* **REQUIREMENTS**:
Begin with the first line and repeat exactly through the line containing "33, 34, 35];"; leave every image out.

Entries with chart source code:
- - -

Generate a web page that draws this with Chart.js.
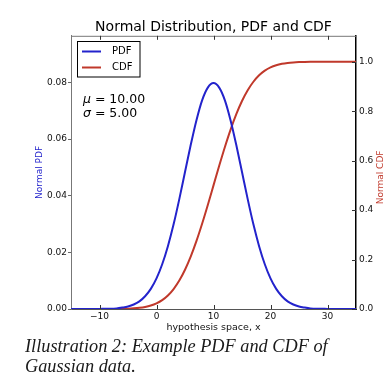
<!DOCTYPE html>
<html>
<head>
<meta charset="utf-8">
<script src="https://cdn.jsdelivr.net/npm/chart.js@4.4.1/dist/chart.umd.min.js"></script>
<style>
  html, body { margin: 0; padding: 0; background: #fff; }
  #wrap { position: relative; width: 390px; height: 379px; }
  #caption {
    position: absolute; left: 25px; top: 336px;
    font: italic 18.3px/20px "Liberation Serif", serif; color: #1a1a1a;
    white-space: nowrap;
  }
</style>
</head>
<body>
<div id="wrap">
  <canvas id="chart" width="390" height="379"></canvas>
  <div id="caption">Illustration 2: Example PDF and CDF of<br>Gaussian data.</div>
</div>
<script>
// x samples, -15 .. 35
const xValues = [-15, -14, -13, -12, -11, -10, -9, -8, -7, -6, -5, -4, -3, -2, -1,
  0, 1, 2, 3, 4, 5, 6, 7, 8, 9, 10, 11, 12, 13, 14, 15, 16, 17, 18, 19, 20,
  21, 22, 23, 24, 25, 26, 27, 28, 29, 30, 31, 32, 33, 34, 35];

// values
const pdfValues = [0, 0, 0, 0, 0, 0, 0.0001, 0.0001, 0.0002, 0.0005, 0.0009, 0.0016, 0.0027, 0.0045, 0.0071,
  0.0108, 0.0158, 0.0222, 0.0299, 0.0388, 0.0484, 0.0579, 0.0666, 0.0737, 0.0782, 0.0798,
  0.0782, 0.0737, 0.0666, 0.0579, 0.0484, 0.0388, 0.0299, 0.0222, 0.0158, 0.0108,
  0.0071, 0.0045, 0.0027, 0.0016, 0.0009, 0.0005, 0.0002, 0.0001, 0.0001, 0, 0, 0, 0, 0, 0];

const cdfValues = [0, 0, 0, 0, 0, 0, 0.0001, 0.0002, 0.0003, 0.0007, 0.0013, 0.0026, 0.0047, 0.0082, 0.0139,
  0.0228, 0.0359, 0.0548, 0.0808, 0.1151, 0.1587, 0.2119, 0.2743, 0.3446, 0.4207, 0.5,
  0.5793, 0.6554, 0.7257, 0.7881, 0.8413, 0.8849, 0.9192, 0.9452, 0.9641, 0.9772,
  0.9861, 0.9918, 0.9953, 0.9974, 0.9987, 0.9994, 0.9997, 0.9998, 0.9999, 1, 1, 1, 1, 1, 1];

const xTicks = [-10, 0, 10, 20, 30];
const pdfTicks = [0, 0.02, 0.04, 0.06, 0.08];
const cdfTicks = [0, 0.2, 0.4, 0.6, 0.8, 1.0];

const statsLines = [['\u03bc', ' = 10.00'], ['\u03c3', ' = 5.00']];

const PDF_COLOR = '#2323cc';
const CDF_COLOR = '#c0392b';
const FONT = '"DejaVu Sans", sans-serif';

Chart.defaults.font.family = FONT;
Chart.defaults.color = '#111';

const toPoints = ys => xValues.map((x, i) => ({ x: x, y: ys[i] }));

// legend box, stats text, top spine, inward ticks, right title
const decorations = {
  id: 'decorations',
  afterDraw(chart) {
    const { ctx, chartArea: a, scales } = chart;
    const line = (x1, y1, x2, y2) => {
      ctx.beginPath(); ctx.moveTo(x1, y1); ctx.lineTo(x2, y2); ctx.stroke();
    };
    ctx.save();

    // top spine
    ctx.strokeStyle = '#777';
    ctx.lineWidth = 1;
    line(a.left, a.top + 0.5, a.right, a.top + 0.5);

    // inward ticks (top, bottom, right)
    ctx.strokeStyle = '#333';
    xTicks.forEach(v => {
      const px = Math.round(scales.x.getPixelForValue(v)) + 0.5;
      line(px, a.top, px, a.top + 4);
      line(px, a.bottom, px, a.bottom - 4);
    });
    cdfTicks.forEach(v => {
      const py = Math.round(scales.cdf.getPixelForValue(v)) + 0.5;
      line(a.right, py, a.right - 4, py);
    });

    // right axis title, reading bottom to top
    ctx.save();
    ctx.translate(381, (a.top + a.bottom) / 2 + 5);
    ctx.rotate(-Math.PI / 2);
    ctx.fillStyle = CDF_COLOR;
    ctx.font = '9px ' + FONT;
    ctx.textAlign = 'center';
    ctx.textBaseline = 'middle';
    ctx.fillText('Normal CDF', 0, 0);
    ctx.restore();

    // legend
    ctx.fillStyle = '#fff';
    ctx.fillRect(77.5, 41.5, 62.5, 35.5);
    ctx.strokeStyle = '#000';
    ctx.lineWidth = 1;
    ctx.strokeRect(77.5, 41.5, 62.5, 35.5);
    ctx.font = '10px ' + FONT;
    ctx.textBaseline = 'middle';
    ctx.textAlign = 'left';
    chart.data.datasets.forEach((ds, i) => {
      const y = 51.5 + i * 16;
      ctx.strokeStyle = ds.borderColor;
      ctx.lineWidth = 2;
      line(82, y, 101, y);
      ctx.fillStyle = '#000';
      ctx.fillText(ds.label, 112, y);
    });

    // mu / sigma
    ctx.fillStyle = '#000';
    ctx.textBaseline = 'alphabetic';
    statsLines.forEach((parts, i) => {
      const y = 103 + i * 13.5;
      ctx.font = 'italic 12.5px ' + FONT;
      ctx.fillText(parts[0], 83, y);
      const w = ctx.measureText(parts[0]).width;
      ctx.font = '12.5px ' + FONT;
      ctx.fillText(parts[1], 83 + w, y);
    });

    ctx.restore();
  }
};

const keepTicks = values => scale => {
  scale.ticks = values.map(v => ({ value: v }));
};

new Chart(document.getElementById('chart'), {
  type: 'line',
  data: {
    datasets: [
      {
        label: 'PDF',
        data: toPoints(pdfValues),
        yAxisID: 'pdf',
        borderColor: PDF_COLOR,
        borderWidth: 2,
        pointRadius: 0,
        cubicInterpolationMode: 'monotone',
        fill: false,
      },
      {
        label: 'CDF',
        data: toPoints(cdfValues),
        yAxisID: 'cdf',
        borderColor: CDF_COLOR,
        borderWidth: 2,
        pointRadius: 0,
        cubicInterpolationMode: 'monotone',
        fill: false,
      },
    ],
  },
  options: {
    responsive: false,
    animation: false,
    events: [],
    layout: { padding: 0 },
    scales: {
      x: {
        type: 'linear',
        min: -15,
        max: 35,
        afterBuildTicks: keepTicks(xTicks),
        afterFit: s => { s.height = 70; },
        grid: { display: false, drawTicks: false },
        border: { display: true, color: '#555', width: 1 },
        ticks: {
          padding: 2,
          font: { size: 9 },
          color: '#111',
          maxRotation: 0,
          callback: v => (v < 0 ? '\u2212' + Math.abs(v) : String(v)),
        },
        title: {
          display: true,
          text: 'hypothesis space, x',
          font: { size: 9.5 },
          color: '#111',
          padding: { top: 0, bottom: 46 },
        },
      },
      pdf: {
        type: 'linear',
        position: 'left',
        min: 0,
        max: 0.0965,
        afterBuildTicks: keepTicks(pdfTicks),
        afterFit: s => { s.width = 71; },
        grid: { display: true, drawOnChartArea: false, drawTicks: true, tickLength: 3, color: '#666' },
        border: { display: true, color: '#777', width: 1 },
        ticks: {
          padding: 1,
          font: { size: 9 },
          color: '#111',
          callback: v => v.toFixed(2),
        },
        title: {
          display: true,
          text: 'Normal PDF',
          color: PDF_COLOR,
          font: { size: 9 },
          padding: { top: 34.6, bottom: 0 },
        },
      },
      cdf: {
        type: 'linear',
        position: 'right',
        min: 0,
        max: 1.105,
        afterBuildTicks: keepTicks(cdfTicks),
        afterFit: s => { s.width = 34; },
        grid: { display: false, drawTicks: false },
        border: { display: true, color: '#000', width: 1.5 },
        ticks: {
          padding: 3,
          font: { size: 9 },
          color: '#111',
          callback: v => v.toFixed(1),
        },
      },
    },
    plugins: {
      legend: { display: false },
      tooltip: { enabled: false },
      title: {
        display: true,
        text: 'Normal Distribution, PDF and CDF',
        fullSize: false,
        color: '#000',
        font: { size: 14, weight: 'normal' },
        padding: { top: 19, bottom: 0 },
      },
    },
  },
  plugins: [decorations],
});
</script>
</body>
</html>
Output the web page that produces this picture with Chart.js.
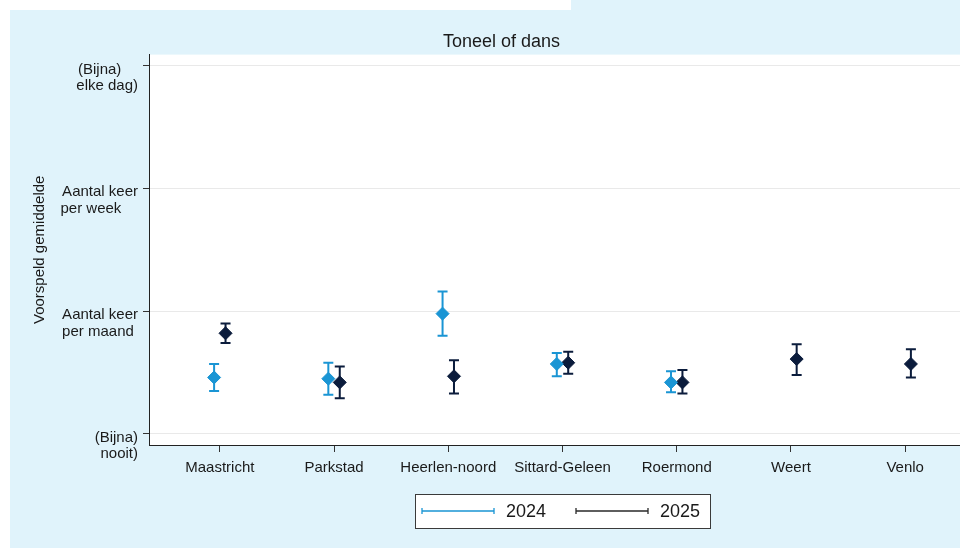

- - -

* **ANSWER FOR THIS EXERCISE**:
Generate a web page that draws this with Chart.js.
<!DOCTYPE html>
<html>
<head>
<meta charset="utf-8">
<script src="https://cdn.jsdelivr.net/npm/chart.js@4.4.1/dist/chart.umd.min.js"></script>
<style>
  html, body { margin: 0; padding: 0; background: #fff; }
  #wrap { position: relative; width: 390px; height: 379px; }
  #caption {
    position: absolute; left: 25px; top: 336px;
    font: italic 18.3px/20px "Liberation Serif", serif; color: #1a1a1a;
    white-space: nowrap;
  }
</style>
</head>
<body>
<div id="wrap">
  <canvas id="chart" width="390" height="379"></canvas>
  <div id="caption">Illustration 2: Example PDF and CDF of<br>Gaussian data.</div>
</div>
<script>
// x samples, -15 .. 35
const xValues = [-15, -14, -13, -12, -11, -10, -9, -8, -7, -6, -5, -4, -3, -2, -1,
  0, 1, 2, 3, 4, 5, 6, 7, 8, 9, 10, 11, 12, 13, 14, 15, 16, 17, 18, 19, 20,
  21, 22, 23, 24, 25, 26, 27, 28, 29, 30, 31, 32, 33, 34, 35];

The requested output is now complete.